With that said, the self-described "centrist" and "non-politically correct" Los Angeles Examiner is aiming to spice up its news/politics/sports/arts/business formula with sassy writing, unvarnished opinion, gossip, and wit.
A handful of paid editorial and business staff (perhaps 40) will be supplemented by regular and guest columnists. Those will be drawn from a wide and deep pool stretching from local and state journalists to Hollywood to the state capital in Sacramento to academe.
Actor/comedian Billy Crystal has a column in the first edition ("Love your movies, Can I see a picture ID?") as does 'Sleepless in Seattle" movie producer Lynda Obst on Hollywood personality disorders ("Pathologically Happy"). Susan Estrich, a professor at the University of Southern California, who ran Michael Dukakis's 1988 presidential campaign, writes on why Hillary Clinton should not run for president, ("she has all of [Bill's] faults and none of his charms"). And well-known state political reporter Jill Stewart writes about the recent demise of Republicans in California.
The aimed-for readership, says publisher Jane Kahn, a veteran of New Times, Condé Nast, and Hearst Magazines, is "sophisticated, smart, funny, intelligent, affluent, politically connected people who care about the community and the issues affecting it."
Besides standard newspaper fare, editors say they will include "quality gossip," Internet guides, film history, short movie reviews "that people can understand," and book reviews about "books people really read."
"Los Angeles desperately needs an alternative voice," says Catherine Seipp, a longtime media critic for Media Week and Buzz Magazine, who will review media for the new publication. "The problem with L.A. media is that it has been extremely provincial. The thinking behind this is extremely nonprovincial."

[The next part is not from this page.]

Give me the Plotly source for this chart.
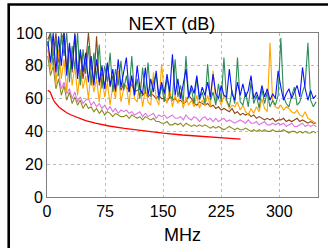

James Naughton, president of the Poynter Institute, a journalism think tank in St. Petersburg, Fla., welcomes the addition of more journalistic voices to the West Coast's largest city, but cautions that the L.A. Examiner's concentration on local issues could become too narrow in its focus.
"If they are saying they want to be very local in their coverage, that could complement what the LA Times is doing, but if they are being critical of the Times for having a world view and a national view in their coverage, that is foolish," says Mr. Naughton. "To their credit, the L.A. Times is doing a good job of trying tell people what is going on in the wider world and there aren't enough of those resources being used in journalism."
Analysts say that whatever the need or desire by readers for such a paper, owners will first need to attract them in sufficient numbers to build a loyal advertising base to support the paper longterm. Far from just being a soapbox for alternative views, editors admit the venture hopes to make money.
And beyond the romantic ideas of printing great copy comes the nitty gritty and costly task of getting the paper to readers. Meeting such goals is an uphill battle, say many analysts, one that has foiled more than a dozen metro daily newspapers launched in recent decades.
"The romance of starting a paper is in the editorial decisions, but the hard work is in the distribution," says Michael Parks, former editor of the Los Angeles Times, now director of the Annenberg Journalism School at USC.
Despite many years of dueling with the former, Mr. Parks lauds Riordan's motives.
"The problem we as a nation face is also true in Los Angeles, which is that we've fallen into a period of great civic disengagement," says Parks. "I applaud Riordan's willingness to spend his own time and money promoting civic reengagement. I don't think he will put the Times out of business or even steal a lot of readers, but he is putting needed ideas in the public forum and that is a good thing."